Surveys at the Lyari settlements that are being demolished indicate that they have consolidated. The residents have chosen to come here because of the availability of jobs (since the area is next to major industrial zones); be near to relatives and to social sector facilities. Over the years they have formed community organisations, political affinities, linkages with the local power structure and with commercial organisations. As a result, they have been able to get assistance in getting jobs, negotiate freedom from police harassment, resolve of their family and neighbourhood disputes through the mediation of local organisations, get loans in time of need and purchase household items on credit from neighbourhood shops.

The industrial and commercial units in the settlements have also consolidated. They have a fair degree of affluence and easy accessibility to the markets (they are nearby). Labour, both skilled and unskilled, is available in the settlements or in nearby areas. There is a close link between them and their labour force and also between them and their suppliers and purchasers. These links have been established over a long period of time.

In addition to the social and economic aspects, a very big majority of the residents of the Lyari settlements have acquired utility connections for gas, electricity, water and sewage. Many of them have telephone connections and those who do not either use mobile phones or have easy access to neighbourhood public call offices. The utility connections are legal and have been acquired incrementally over a long period of time. Big investments have gone into acquiring them. Water and sewage networks have often been built by funding from elected councillors (after considerable lobbying by area activists) as part of Annual Development Plans and in many cases they have been built by the communities coming together to collect money and build their own networks.

However, the houses and commercial units below the flood line cannot be regularised under law. As such, these units would always be considered un-authorised. According to URC and community surveys, 50 per cent of the affectees live below the flood line.

4.2 The Most Affected Assets

The surveys indicate that the most affected assets are social and economic and that there is a close link between the two. Most of the respondents have lived in their settlements for two or more generations. They have grown up as children together and their parents know each other. Strong support systems related to school admissions for children, family and neighbourhood conflict resolutions, lobbying for services, seeking employment, have developed. In the relocation settlements this long process has to be repeated. People (who are now strangers) have to get to know each other all over again. They have to re-establish a bond born out of group initiatives, suffering and successes. The breaking of these bonds has made the respondents in the new settlements extremely vulnerable. They have lost their political power and their negotiating advantages. Social functions and get-togethers too will have to be recreated.

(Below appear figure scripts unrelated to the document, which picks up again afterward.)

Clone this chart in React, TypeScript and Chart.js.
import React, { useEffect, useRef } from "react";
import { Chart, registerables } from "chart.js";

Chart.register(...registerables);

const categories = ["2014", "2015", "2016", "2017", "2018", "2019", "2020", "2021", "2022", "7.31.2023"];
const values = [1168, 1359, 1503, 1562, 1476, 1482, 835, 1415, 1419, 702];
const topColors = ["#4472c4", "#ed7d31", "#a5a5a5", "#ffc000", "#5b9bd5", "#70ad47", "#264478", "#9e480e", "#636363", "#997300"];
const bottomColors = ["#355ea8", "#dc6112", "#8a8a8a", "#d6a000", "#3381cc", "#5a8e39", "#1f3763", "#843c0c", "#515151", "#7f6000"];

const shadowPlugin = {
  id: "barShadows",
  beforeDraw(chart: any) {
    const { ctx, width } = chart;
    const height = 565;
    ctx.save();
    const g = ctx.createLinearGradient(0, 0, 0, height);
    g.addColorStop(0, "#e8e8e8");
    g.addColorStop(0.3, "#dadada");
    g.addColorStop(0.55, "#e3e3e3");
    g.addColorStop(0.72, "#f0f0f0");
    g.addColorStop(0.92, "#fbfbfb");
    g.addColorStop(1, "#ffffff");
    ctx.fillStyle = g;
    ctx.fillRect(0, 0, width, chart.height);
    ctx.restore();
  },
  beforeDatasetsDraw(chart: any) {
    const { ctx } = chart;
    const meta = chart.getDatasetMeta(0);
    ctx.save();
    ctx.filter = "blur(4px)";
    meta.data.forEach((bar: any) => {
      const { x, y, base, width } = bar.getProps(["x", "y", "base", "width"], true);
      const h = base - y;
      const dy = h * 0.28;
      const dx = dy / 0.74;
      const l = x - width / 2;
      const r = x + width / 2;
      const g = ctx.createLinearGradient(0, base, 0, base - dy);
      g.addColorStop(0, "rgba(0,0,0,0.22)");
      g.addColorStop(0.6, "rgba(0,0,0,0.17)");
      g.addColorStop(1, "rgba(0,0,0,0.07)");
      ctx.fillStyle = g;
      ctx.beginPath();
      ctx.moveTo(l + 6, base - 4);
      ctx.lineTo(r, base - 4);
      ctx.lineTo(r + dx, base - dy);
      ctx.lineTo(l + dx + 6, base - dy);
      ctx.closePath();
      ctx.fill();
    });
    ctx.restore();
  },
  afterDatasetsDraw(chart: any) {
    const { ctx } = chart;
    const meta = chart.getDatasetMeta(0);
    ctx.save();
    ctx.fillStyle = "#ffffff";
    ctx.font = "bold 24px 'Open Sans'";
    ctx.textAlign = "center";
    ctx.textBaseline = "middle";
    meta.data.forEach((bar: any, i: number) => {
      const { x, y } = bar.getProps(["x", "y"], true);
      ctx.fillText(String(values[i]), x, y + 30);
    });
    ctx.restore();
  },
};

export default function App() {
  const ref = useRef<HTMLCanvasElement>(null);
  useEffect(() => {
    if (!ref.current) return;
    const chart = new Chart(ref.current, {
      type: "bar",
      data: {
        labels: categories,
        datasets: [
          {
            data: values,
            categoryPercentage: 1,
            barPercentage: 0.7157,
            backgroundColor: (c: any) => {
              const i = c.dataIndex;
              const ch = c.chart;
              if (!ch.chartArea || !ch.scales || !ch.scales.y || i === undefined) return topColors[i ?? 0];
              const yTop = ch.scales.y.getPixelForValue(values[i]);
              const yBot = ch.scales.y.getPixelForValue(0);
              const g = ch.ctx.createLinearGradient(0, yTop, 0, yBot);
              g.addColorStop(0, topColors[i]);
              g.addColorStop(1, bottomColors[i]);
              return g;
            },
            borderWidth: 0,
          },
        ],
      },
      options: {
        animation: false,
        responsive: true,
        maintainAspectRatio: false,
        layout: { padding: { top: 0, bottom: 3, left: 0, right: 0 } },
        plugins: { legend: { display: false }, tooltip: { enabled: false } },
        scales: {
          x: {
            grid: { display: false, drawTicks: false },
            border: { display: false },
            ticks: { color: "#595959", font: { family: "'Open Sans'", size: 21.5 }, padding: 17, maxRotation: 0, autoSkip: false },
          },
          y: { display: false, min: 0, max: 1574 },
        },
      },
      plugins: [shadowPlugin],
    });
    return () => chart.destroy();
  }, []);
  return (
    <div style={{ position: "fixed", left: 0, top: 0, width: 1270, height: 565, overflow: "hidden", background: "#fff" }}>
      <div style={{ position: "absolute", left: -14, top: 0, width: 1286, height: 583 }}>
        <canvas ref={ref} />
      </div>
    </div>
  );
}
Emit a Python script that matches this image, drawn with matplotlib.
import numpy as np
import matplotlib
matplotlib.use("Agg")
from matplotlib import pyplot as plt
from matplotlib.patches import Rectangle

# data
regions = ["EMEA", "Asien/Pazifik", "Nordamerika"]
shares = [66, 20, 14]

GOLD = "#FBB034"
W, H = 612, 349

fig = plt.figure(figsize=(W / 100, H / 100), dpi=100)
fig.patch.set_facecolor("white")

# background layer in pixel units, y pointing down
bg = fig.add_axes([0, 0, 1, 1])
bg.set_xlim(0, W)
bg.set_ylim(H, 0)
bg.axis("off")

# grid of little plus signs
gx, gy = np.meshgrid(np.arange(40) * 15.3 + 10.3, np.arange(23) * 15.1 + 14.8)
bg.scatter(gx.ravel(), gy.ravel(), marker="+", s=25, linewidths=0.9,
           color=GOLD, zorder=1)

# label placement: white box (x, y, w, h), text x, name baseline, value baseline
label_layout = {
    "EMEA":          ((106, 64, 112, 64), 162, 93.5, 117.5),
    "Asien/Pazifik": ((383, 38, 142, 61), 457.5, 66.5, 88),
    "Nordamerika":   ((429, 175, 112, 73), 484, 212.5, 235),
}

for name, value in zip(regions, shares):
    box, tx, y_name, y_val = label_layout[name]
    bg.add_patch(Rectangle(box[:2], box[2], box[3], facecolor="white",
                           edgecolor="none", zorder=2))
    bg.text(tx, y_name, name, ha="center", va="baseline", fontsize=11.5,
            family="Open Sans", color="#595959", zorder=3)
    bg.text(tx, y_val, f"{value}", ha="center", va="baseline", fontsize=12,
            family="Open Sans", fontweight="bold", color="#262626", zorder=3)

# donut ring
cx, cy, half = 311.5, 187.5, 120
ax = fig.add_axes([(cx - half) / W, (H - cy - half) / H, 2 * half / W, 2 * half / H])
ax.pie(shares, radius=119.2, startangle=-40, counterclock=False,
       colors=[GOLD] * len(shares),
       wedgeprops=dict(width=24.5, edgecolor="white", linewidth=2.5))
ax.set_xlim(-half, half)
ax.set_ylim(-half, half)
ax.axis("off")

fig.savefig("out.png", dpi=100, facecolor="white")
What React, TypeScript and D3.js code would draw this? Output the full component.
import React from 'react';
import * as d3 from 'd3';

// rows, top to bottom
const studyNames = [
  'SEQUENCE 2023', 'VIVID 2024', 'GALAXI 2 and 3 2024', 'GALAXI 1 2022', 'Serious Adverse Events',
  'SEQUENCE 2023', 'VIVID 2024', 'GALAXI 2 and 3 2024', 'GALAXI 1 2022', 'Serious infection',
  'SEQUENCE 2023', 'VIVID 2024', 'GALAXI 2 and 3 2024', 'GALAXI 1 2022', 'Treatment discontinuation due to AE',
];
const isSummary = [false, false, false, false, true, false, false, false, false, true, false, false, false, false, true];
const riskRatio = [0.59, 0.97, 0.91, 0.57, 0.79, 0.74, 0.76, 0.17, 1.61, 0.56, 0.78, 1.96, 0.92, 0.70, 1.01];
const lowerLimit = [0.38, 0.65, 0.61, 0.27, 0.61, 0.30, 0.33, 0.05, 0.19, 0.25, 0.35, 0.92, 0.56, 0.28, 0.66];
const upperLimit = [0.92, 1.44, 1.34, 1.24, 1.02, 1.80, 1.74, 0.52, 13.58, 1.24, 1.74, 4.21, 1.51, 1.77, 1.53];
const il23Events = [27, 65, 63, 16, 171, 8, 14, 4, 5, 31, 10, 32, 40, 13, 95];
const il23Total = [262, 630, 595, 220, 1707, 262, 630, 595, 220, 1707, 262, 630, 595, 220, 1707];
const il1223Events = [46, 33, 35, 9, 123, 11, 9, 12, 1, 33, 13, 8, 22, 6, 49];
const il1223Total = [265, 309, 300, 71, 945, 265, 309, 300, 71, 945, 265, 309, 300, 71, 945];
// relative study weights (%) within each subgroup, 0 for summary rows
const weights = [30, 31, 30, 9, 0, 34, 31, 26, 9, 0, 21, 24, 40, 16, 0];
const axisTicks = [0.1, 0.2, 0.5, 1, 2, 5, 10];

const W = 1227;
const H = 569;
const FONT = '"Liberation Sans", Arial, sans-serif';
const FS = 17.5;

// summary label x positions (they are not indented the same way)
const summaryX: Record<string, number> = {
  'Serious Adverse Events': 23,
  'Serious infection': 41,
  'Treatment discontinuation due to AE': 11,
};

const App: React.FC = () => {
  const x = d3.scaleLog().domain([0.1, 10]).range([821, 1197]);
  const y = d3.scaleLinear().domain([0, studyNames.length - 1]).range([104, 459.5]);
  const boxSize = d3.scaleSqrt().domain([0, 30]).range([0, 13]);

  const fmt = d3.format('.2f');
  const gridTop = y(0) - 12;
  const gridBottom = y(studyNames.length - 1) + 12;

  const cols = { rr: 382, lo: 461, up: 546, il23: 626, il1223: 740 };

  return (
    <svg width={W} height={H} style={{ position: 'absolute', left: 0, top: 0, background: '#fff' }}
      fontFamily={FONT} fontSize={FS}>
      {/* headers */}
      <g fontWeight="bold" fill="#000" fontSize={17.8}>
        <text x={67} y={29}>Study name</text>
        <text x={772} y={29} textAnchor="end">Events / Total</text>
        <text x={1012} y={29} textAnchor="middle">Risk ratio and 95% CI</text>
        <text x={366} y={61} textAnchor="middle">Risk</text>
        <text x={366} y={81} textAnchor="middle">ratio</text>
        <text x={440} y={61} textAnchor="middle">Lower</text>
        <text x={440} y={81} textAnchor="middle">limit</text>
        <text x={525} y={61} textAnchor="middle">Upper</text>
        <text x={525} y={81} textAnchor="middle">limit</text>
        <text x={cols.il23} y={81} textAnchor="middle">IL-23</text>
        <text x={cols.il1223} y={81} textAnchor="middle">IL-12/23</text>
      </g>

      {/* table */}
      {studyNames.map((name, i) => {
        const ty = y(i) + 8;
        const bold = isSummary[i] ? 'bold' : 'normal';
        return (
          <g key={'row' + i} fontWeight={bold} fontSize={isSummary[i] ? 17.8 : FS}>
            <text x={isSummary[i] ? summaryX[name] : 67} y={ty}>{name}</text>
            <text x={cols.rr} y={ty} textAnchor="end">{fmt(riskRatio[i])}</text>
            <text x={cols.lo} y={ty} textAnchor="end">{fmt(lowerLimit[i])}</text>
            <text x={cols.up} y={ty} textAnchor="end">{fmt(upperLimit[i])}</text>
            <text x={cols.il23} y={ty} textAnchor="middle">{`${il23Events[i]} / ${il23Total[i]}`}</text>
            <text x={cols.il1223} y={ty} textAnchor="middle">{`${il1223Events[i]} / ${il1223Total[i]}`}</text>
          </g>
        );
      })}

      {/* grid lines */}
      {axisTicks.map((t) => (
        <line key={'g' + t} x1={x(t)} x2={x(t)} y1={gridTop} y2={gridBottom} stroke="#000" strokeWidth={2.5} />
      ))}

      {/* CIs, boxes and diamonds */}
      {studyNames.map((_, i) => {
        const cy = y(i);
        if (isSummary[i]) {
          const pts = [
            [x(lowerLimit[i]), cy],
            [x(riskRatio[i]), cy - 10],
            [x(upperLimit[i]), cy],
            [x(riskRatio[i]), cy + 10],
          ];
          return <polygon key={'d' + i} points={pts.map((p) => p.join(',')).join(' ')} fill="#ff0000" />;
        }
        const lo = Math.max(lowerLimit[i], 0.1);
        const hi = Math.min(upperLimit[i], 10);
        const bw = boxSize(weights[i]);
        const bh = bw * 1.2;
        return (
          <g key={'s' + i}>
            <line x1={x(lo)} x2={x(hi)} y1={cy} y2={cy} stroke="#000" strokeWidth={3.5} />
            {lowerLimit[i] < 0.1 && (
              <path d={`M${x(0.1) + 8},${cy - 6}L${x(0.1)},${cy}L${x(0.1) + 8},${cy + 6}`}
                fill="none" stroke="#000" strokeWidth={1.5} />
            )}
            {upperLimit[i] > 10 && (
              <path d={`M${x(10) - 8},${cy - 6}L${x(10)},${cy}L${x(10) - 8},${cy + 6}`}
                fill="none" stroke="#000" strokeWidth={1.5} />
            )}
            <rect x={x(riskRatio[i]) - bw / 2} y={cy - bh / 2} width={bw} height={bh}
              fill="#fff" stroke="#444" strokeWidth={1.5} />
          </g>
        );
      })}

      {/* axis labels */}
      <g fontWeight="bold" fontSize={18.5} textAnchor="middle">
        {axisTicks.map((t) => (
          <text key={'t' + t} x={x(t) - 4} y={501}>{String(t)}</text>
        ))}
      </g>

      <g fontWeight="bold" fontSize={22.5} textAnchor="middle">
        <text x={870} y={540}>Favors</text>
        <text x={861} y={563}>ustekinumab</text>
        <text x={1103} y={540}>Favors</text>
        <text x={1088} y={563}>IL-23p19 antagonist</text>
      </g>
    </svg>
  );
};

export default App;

The second major damage is economic. The value of their new properties is a fraction of the value of their properties in the Lyari Corridor. Investments made by them in acquiring utility connections and building their homes have been demolished. They have to invest in them all over again. Jobs are not available in the relocation settlement or near them since they are far from job markets. As a result, the number of persons working per family has decreased. Credit from shopkeepers for the purchase of household items is no longer available. In addition, transport costs have increased manifolds and so have travelling time to markets, social events, jobs and educational institutions. All these factors have led to a decline in usable earnings and as such nutrition and children’s education has been adversely affected. In addition, in the process of moving from the Lyari Corridor to the relocation site people became jobless for different periods of time and children’s education could not be continued resulting not only in financial loss but also in considerable physiological and emotional trauma.

The third major damage is the absence of physical and social sector utilities and facilities at the relocation sites. The inconvenience of getting water by tanker; the absence of gas for cooking and underground sewage; managing solid waste disposal oneself; are acutely felt for they were all available at the previous settlement. There is very little hope that gas, water or solid waste disposal systems will be established in less than five to ten years. Similarly, the absence of schools and especially health facilities is acutely felt as they were all available previously.

However, those families that lived below the flood line are now legal owners of the homes they are building in the resettlement locations. This is something that they could never have acquired if they had continued living in the Lyari Corridor, given the existing laws in Pakistan.

The vulnerability of the commercial units has also increased. Most fear bankruptcy, financial loss, difficulty in access to raw material and labour and loss of utility connections which are essential for their functioning. They also feel that it will not be possible for much of their old labour to work for them. They will have to establish relations with a new work force all over again. Labour costs will also increase since their old labour use to walk to work and much of it now uses public transport. Relationship with suppliers will also undergo a change. Their old suppliers are far away from them and maybe new suppliers will have to be identified until suppliers emerge in the resettlement locations.

Most of the commercial and industrial units that are being demolished are considered as illegal. However, they are not being given plots of land or Rs 50,000 compensation like the residential units are. Surveys indicate that many of them will shift to the nearby settlements densifying already densified areas.

5. Survey Weaknesses and Anomalies

Through the relocation process people living in areas that could not be regularised under law have now become legal land and house owners. The survey has failed to capture how important this is for the respondents. Do they consider having become legal house owners as more important than the suffering and loss of assets that they have had to undergo as a result of eviction? This is an important aspect and needs consideration. It would also have been interesting to know what option people would have preferred for getting a plot of land.

The survey indicates that a number of job categories have been lost due to shifting such as kabari (waste dealer), taxi driver, polisher, educator, painter etc. The reason for the loss of these jobs would make us understand the problems of commercial development in the relocation settlement and perhaps find ways to address them. Similarly, women have continued to be domestic workers at the relocation settlement as they were in the Lyari Corridor. It is important to know whether they still go to their old employers or have found new ones.